I can say confidently that I've gone through a million scenarios, researched, and asked myself as many what-if questions as possible in order to "prepare" for this trip. That's helped me realize this:
1) I want to be uncomfortable. I've spent the last four years absorbing tons of information, taking tests, reading books, learning who I am and developing me. It's time for me to be uncomfortable. It's time for me to share some of the lessons, love, and information I've been blessed to encounter and learn from over the past four years. I can't justify getting a job or going to graduate school right now because I'm full to the brim with so much that I can't possibly drink in anything more. I want to share it all (maybe I watched too much Barney as a child..?). I want to give. I want to learn what it means to serve on a daily basis – both on the mission field and in 'everyday life' back home. I've had a lot of people say, "Go! While you still can!" I don't ever want to get to the point where I feel like I can't go. I want that mindset to be completely uncomfortable to me.
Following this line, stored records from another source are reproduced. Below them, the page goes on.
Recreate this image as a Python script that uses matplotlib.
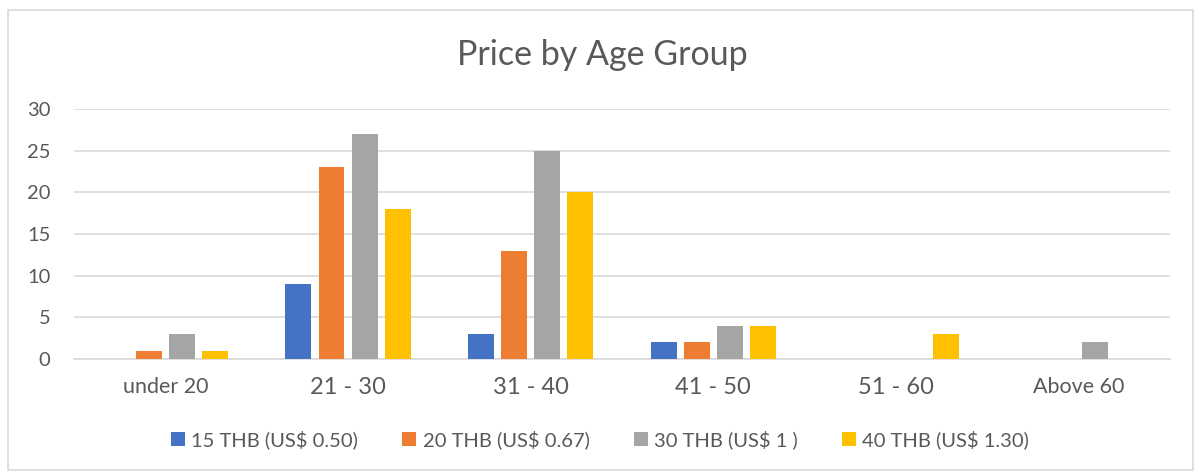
import numpy as np
import matplotlib.pyplot as plt
from matplotlib.patches import Rectangle

plt.rcParams['font.family'] = ['Lato', 'DejaVu Sans']

# Datos
groups = ['under 20', '21 - 30', '31 - 40', '41 - 50', '51 - 60', 'Above 60']
labels = ['15 THB (US$ 0.50)', '20 THB (US$ 0.67)', '30 THB (US$ 1 )', '40 THB (US$ 1.30)']
thb15 = [0, 9, 3, 2, 0, 0]
thb20 = [1, 23, 13, 2, 0, 0]
thb30 = [3, 27, 25, 4, 0, 2]
thb40 = [1, 18, 20, 4, 3, 0]
series = [thb15, thb20, thb30, thb40]
colors = ['#4472C4', '#ED7D31', '#A5A5A5', '#FFC000']

fig = plt.figure(figsize=(12, 4.76), dpi=100)
ax = fig.add_axes([0.0617, 0.2458, 0.9133, 0.5252])

# marco exterior
fig.patches.append(Rectangle((0.007, 0.012), 0.987, 0.968, transform=fig.transFigure,
                             fill=False, edgecolor='#D9D9D9', linewidth=1.2))

x = np.arange(len(groups))
step = 0.181
width = 0.142
for i, (vals, lab, col) in enumerate(zip(series, labels, colors)):
    ax.bar(x + (i - 1.5) * step, vals, width, color=col, label=lab, zorder=3)

ax.set_xlim(-0.5, 5.5)
ax.set_ylim(0, 30)
ax.set_yticks(range(0, 31, 5))
ax.yaxis.grid(True, color='#D9D9D9', linewidth=1.2, zorder=0)
for s in ['top', 'right', 'left']:
    ax.spines[s].set_visible(False)
ax.spines['bottom'].set_color('#D9D9D9')
ax.spines['bottom'].set_linewidth(1.2)
ax.tick_params(axis='both', length=0, colors='#595959')
ax.tick_params(axis='y', labelsize=14.5, pad=17)
ax.tick_params(axis='x', labelsize=17, pad=13)
ax.set_xticks(x)
ax.set_xticklabels(groups)
for t in ax.get_xticklabels():
    if t.get_text() in ('under 20', 'Above 60'):
        t.set_fontsize(15.5)

fig.text(0.502, 0.884, 'Price by Age Group', ha='center', va='center', fontsize=24.5, color='#595959')

fig.legend(loc='center', bbox_to_anchor=(0.5, 0.076), ncol=4, frameon=False,
           fontsize=14.5, labelcolor='#595959', handlelength=0.7, handleheight=0.7,
           handletextpad=0.3, columnspacing=2.2)

fig.savefig('out.png', dpi=100)
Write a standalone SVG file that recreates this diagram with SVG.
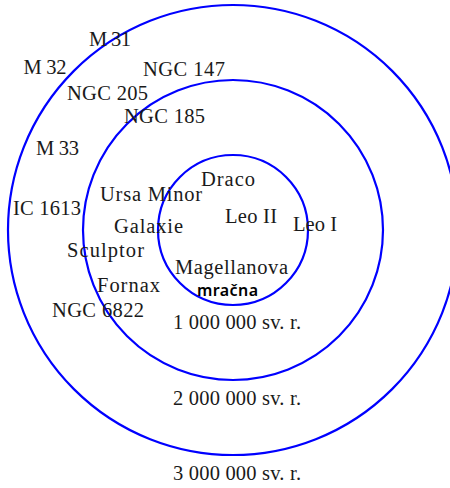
<svg xmlns="http://www.w3.org/2000/svg" width="450" height="488" viewBox="0 0 450 488">
<style>
.r{fill:none;stroke:#0000ff;stroke-width:2.2}
.t{font-family:"Liberation Serif","Times New Roman",serif;font-size:20.5px;fill:#1a1a1a;text-anchor:middle}
.s{font-family:"Noto Sans","DejaVu Sans",sans-serif;font-size:16px;font-weight:600;fill:#000;text-anchor:middle}
</style>
<rect width="450" height="488" fill="#fff"/>
<g id="rings">
<circle id="ring1" class="r" cx="233" cy="230" r="75"/>
<circle id="ring2" class="r" cx="233" cy="230" r="150"/>
<circle id="ring3" class="r" cx="233" cy="230" r="225"/>
</g>
<g id="labels">
<text class="t" x="110" y="46" textLength="42">M 31</text>
<text class="t" x="45" y="74" textLength="43">M 32</text>
<text class="t" x="184" y="76" textLength="82">NGC 147</text>
<text class="t" x="107.5" y="100" textLength="81">NGC 205</text>
<text class="t" x="164.5" y="123" textLength="81">NGC 185</text>
<text class="t" x="57.5" y="155" textLength="43">M 33</text>
<text class="t" x="47" y="215" textLength="68">IC 1613</text>
<text class="t" x="151" y="200.5" textLength="102">Ursa Minor</text>
<text class="t" x="148.5" y="233" textLength="69">Galaxie</text>
<text class="t" x="105.5" y="257" textLength="77">Sculptor</text>
<text class="t" x="128.5" y="292" textLength="63">Fornax</text>
<text class="t" x="98" y="317" textLength="92">NGC 6822</text>
<text class="t" x="228" y="186" textLength="54">Draco</text>
<text class="t" x="251" y="222.5" textLength="52">Leo II</text>
<text class="t" x="315" y="230.5" textLength="44">Leo I</text>
<text class="t" x="231.5" y="274" textLength="113">Magellanova</text>
<text class="s" x="227.5" y="296" textLength="61">mračna</text>
<text class="t" x="237" y="329" textLength="128">1 000 000 sv. r.</text>
<text class="t" x="237" y="405" textLength="128">2 000 000 sv. r.</text>
<text class="t" x="237" y="480" textLength="128">3 000 000 sv. r.</text>
</g>
</svg>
I want to only be comfortable in being uncomfortable,being stretched, being out of control, and being in God.
2) I want to be remade. I'm not the most out-going person you'll ever meet, but I'm also not an introvert. I'm not always comfortable telling my story. I get really caught up in my failures and how I fall short of God's love and the love of those around me. I hate letting my friends/family down and when that does happen, it's knocks me down for a long time. I want to be broken of that inability to forgive myself and remade into God's woman. I want to break generational curses that I know exist and step out on the ashes of Satan's attempts at my life in the past 22 years and walk confidently in God's will for my life, even if that means graduate school.
I know that's not a long list and I'm sure it will grow as September gets closer, but these two are the basis for everything I want for this trip: To be uncomfortable and to be remade.